## start

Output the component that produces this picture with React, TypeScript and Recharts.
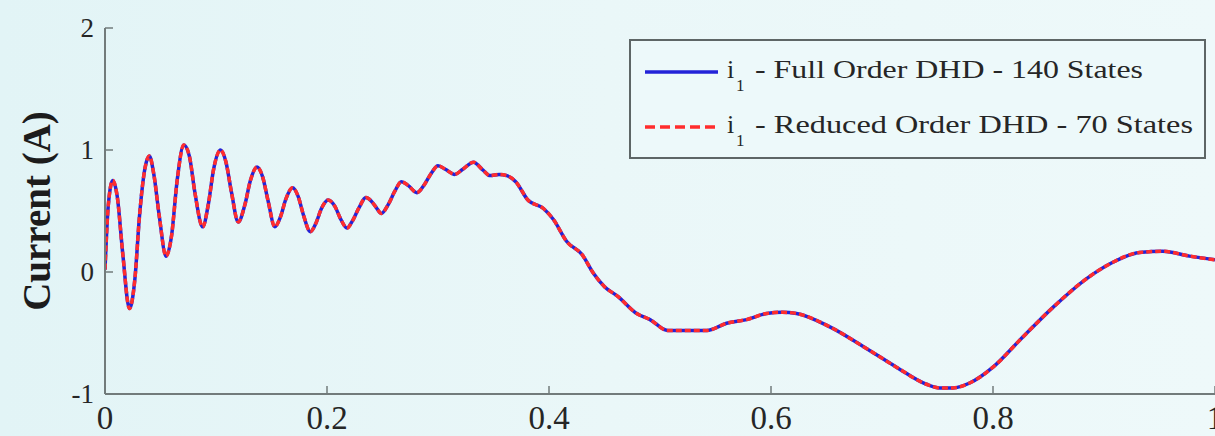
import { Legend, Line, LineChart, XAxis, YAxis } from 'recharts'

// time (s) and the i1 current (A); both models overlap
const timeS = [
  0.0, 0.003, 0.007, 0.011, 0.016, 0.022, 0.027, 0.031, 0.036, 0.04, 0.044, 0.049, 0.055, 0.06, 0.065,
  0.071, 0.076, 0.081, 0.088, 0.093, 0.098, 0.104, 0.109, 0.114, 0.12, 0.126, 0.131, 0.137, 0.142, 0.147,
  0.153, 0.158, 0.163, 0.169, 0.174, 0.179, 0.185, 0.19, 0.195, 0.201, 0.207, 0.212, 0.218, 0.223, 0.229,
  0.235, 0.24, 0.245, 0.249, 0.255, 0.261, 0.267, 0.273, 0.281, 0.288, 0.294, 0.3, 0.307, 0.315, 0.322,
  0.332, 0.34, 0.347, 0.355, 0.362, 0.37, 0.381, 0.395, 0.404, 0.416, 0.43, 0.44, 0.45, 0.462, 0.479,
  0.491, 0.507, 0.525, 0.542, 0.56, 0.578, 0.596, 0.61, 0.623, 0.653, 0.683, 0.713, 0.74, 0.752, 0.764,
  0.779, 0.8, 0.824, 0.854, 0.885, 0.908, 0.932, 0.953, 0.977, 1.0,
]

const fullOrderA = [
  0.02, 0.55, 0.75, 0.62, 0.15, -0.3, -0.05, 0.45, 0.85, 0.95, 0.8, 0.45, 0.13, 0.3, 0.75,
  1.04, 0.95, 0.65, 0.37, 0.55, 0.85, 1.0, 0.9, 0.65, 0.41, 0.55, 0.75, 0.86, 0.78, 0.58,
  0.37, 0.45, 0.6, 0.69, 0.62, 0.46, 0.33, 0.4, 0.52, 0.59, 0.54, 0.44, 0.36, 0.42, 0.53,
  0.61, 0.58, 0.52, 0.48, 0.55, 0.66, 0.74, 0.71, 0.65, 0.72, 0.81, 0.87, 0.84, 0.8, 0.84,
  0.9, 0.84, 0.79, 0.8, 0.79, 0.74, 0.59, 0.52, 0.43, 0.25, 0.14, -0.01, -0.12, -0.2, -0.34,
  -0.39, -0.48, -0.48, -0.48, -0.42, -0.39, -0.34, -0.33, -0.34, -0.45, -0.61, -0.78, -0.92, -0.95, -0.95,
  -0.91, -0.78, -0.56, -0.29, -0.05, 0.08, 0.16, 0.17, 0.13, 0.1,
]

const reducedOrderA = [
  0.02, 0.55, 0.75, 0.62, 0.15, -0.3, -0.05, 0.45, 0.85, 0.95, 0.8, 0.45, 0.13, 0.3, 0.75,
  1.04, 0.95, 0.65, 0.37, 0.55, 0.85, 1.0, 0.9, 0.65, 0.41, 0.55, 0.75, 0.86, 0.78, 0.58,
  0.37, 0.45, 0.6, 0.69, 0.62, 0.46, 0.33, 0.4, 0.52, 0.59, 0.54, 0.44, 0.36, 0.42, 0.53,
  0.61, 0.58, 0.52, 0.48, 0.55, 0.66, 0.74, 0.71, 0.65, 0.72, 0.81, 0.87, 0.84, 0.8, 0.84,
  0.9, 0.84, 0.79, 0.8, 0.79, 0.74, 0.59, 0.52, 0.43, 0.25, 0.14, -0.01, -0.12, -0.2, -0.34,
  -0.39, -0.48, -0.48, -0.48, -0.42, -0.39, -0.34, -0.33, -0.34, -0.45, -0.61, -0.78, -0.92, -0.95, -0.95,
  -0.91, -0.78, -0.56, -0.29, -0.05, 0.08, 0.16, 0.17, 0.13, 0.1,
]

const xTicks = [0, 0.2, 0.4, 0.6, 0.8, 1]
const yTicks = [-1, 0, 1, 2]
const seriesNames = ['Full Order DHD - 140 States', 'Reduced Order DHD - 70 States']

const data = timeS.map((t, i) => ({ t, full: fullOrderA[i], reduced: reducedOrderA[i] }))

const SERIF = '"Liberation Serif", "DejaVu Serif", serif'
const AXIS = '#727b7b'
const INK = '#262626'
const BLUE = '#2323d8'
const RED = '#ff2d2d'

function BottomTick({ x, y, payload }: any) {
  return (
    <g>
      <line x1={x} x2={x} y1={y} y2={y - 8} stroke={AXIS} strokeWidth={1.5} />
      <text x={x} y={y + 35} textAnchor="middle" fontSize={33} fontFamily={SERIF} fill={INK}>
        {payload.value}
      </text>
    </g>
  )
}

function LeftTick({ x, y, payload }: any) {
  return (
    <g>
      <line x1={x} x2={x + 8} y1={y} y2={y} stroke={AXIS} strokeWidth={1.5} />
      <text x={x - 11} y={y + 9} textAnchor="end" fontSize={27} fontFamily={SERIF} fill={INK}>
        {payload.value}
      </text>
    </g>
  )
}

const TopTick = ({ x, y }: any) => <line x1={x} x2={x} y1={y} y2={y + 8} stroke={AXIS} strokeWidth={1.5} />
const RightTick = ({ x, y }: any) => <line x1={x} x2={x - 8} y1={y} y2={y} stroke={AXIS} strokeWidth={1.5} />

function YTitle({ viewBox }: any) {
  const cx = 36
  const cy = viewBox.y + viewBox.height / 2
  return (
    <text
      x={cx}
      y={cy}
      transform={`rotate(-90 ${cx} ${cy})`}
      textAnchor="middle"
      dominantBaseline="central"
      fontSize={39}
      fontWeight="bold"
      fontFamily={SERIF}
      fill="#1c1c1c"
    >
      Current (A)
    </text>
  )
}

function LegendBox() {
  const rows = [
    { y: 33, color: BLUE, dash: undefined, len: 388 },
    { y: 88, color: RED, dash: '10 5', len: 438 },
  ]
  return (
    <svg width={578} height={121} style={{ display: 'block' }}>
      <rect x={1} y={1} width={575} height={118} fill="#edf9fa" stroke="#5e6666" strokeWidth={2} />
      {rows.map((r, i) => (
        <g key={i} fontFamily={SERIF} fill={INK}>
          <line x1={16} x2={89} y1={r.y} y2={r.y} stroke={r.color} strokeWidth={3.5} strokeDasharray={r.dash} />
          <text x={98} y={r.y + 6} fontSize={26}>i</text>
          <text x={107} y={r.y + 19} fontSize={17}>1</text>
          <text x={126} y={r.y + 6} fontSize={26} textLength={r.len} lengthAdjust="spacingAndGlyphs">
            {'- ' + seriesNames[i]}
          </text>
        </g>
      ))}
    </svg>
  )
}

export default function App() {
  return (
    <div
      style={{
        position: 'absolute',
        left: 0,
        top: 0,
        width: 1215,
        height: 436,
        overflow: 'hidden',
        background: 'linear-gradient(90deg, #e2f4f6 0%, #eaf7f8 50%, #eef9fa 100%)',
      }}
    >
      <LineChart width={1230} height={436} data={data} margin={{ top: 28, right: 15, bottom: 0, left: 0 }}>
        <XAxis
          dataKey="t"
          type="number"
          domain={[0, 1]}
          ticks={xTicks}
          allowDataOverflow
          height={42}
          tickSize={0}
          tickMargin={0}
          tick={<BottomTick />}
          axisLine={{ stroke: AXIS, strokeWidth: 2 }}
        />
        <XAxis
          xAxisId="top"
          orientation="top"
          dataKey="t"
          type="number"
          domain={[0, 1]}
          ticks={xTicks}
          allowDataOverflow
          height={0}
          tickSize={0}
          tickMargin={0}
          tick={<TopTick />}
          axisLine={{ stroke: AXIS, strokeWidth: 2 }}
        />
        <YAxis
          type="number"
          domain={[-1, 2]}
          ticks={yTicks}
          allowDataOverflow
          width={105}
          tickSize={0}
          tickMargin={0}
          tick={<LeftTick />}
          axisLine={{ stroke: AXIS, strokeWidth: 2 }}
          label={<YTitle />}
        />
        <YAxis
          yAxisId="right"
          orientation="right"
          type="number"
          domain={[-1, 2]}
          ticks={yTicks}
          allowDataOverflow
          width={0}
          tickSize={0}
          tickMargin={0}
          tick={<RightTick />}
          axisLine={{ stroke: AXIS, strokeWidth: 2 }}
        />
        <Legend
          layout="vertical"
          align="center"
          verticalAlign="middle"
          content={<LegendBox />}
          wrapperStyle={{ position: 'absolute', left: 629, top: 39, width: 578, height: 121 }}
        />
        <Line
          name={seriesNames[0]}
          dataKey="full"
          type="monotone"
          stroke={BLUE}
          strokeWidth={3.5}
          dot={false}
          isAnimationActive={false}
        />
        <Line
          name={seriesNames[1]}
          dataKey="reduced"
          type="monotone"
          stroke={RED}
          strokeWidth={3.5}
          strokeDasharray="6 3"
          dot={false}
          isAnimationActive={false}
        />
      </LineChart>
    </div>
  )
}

## end
## start

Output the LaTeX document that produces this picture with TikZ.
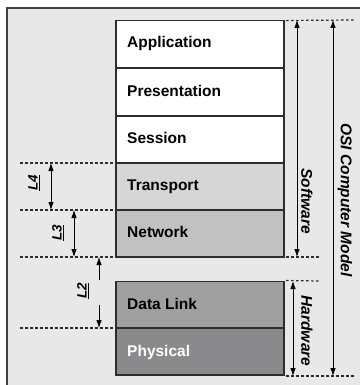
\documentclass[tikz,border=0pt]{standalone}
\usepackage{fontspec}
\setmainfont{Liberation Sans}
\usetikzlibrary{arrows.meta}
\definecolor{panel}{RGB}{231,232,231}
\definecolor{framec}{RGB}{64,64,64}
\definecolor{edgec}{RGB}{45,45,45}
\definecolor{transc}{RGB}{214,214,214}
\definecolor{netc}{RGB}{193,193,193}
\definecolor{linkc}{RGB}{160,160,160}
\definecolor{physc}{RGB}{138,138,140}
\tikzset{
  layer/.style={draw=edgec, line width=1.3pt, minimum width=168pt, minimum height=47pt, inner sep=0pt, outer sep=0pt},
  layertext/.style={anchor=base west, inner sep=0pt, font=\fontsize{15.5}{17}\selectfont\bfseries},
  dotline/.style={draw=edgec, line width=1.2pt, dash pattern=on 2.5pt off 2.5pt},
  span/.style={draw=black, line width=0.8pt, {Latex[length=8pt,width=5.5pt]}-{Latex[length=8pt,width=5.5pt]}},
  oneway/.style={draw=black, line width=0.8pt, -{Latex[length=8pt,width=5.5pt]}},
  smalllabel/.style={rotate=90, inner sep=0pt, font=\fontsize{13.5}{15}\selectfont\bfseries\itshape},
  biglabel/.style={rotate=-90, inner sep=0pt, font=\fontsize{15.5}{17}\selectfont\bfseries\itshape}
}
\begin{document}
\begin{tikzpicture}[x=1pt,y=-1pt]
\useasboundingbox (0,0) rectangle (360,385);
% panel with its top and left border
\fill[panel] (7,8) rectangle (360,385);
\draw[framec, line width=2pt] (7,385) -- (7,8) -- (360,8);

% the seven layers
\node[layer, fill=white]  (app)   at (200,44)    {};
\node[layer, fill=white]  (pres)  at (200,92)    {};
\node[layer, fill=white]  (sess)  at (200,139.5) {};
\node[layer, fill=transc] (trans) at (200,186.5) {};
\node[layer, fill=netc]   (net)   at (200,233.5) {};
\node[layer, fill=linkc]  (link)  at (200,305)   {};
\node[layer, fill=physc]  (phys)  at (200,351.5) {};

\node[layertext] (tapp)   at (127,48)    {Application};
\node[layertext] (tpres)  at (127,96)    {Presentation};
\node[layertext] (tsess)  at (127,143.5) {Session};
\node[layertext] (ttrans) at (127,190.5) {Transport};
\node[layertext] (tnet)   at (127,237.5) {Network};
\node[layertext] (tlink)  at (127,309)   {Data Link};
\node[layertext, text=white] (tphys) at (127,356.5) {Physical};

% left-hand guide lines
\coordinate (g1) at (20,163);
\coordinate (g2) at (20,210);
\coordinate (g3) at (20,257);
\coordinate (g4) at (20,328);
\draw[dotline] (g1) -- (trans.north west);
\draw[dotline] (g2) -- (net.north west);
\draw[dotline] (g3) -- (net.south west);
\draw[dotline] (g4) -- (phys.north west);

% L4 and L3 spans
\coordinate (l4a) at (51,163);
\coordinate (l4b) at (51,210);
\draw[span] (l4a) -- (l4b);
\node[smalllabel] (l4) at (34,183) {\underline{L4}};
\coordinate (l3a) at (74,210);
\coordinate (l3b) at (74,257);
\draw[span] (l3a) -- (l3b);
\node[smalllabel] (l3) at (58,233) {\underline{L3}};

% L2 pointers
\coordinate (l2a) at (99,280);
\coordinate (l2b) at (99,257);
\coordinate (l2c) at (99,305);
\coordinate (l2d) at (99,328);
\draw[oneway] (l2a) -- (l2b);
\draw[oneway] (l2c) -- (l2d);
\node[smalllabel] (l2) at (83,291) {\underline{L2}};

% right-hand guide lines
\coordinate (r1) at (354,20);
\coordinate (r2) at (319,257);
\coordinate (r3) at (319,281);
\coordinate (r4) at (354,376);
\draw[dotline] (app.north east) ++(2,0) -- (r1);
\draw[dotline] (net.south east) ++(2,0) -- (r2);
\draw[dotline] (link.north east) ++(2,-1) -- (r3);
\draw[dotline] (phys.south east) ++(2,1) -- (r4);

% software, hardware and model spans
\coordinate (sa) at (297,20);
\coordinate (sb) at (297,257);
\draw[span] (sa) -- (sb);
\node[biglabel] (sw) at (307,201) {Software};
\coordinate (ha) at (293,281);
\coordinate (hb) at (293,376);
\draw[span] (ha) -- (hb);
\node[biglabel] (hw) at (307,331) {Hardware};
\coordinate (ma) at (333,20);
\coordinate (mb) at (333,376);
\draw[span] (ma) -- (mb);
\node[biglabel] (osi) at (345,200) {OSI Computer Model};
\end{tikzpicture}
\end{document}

## end

• **Task**:
What's needed is an exact copy of the records above from the line containing "Output the component" down to the line containing "LineChart, XAxis, YAxis", both included, without any pictures.

• **Correct answer**:
Output the component that produces this picture with React, TypeScript and Recharts.
import { Legend, Line, LineChart, XAxis, YAxis } from 'recharts'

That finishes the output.